### Given data

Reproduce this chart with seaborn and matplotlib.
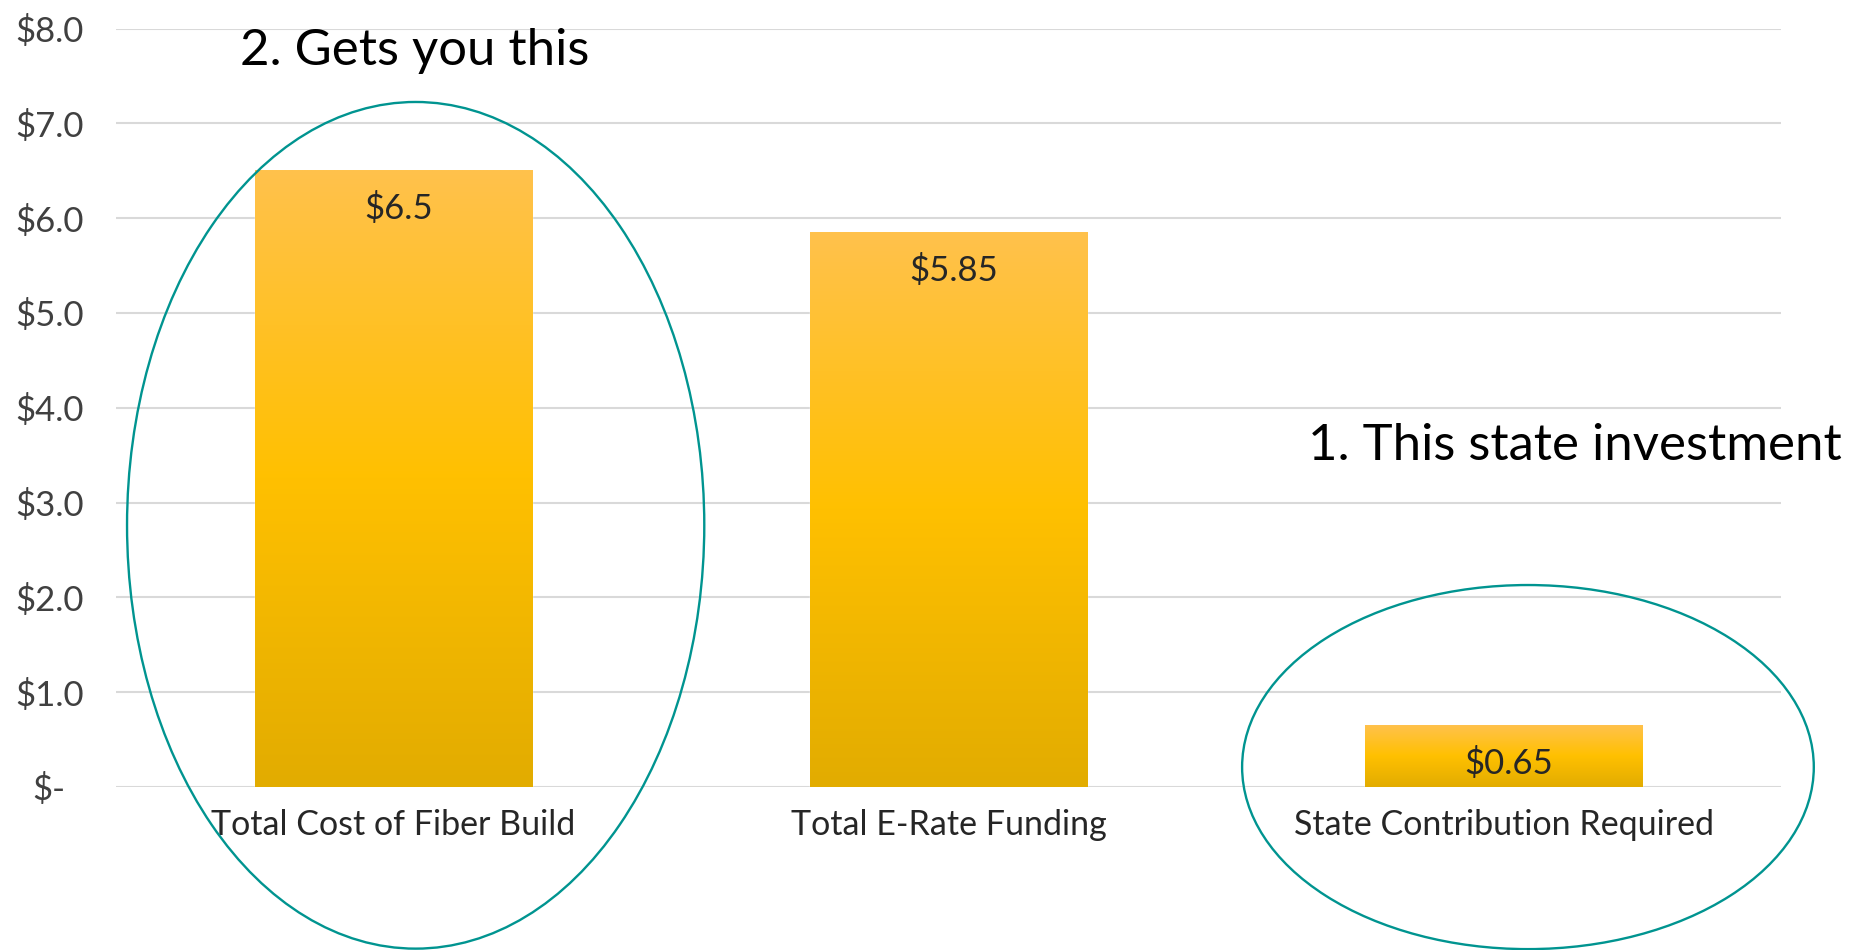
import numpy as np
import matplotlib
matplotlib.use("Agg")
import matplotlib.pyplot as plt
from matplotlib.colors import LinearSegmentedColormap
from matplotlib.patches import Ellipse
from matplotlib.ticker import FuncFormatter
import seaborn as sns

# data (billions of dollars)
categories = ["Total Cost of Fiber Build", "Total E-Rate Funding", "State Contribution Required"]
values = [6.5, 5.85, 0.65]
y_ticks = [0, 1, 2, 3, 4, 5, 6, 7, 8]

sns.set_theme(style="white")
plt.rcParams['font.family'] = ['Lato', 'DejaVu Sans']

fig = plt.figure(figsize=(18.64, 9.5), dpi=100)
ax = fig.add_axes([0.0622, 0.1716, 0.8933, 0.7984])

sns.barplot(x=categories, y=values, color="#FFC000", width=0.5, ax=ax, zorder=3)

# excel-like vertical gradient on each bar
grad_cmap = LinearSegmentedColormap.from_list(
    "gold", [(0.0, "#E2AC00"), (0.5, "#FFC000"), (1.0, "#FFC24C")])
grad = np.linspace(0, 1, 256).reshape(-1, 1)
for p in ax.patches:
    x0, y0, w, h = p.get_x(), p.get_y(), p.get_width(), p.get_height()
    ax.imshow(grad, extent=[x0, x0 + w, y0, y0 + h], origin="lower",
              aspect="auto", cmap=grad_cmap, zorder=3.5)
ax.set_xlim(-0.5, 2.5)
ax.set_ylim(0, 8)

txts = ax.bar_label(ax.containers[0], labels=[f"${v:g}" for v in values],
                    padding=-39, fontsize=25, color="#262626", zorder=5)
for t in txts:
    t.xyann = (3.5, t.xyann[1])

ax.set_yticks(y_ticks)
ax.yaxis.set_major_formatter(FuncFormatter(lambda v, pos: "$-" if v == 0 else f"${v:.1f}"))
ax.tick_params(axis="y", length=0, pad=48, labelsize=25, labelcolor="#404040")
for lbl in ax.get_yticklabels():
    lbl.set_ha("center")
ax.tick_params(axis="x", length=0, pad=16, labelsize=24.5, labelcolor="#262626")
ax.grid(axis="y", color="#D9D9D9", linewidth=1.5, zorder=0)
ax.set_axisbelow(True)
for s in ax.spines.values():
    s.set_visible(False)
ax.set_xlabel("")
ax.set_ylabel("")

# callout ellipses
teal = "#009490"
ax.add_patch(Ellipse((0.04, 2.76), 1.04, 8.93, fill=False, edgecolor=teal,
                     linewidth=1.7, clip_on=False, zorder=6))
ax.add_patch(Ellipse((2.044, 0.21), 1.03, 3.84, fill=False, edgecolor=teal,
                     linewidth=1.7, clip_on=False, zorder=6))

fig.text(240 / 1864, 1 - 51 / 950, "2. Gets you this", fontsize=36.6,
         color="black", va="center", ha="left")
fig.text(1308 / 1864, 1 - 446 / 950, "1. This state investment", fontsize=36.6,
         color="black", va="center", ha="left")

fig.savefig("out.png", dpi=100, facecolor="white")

### Exercise instructions
Go through the listing above and write it out again exactly, dropping the pictures.

### Complete output
Reproduce this chart with seaborn and matplotlib.
import numpy as np
import matplotlib
matplotlib.use("Agg")
import matplotlib.pyplot as plt
from matplotlib.colors import LinearSegmentedColormap
from matplotlib.patches import Ellipse
from matplotlib.ticker import FuncFormatter
import seaborn as sns

# data (billions of dollars)
categories = ["Total Cost of Fiber Build", "Total E-Rate Funding", "State Contribution Required"]
values = [6.5, 5.85, 0.65]
y_ticks = [0, 1, 2, 3, 4, 5, 6, 7, 8]

sns.set_theme(style="white")
plt.rcParams['font.family'] = ['Lato', 'DejaVu Sans']

fig = plt.figure(figsize=(18.64, 9.5), dpi=100)
ax = fig.add_axes([0.0622, 0.1716, 0.8933, 0.7984])

sns.barplot(x=categories, y=values, color="#FFC000", width=0.5, ax=ax, zorder=3)

# excel-like vertical gradient on each bar
grad_cmap = LinearSegmentedColormap.from_list(
    "gold", [(0.0, "#E2AC00"), (0.5, "#FFC000"), (1.0, "#FFC24C")])
grad = np.linspace(0, 1, 256).reshape(-1, 1)
for p in ax.patches:
    x0, y0, w, h = p.get_x(), p.get_y(), p.get_width(), p.get_height()
    ax.imshow(grad, extent=[x0, x0 + w, y0, y0 + h], origin="lower",
              aspect="auto", cmap=grad_cmap, zorder=3.5)
ax.set_xlim(-0.5, 2.5)
ax.set_ylim(0, 8)

txts = ax.bar_label(ax.containers[0], labels=[f"${v:g}" for v in values],
                    padding=-39, fontsize=25, color="#262626", zorder=5)
for t in txts:
    t.xyann = (3.5, t.xyann[1])

ax.set_yticks(y_ticks)
ax.yaxis.set_major_formatter(FuncFormatter(lambda v, pos: "$-" if v == 0 else f"${v:.1f}"))
ax.tick_params(axis="y", length=0, pad=48, labelsize=25, labelcolor="#404040")
for lbl in ax.get_yticklabels():
    lbl.set_ha("center")
ax.tick_params(axis="x", length=0, pad=16, labelsize=24.5, labelcolor="#262626")
ax.grid(axis="y", color="#D9D9D9", linewidth=1.5, zorder=0)
ax.set_axisbelow(True)
for s in ax.spines.values():
    s.set_visible(False)
ax.set_xlabel("")
ax.set_ylabel("")

# callout ellipses
teal = "#009490"
ax.add_patch(Ellipse((0.04, 2.76), 1.04, 8.93, fill=False, edgecolor=teal,
                     linewidth=1.7, clip_on=False, zorder=6))
ax.add_patch(Ellipse((2.044, 0.21), 1.03, 3.84, fill=False, edgecolor=teal,
                     linewidth=1.7, clip_on=False, zorder=6))

fig.text(240 / 1864, 1 - 51 / 950, "2. Gets you this", fontsize=36.6,
         color="black", va="center", ha="left")
fig.text(1308 / 1864, 1 - 446 / 950, "1. This state investment", fontsize=36.6,
         color="black", va="center", ha="left")

fig.savefig("out.png", dpi=100, facecolor="white")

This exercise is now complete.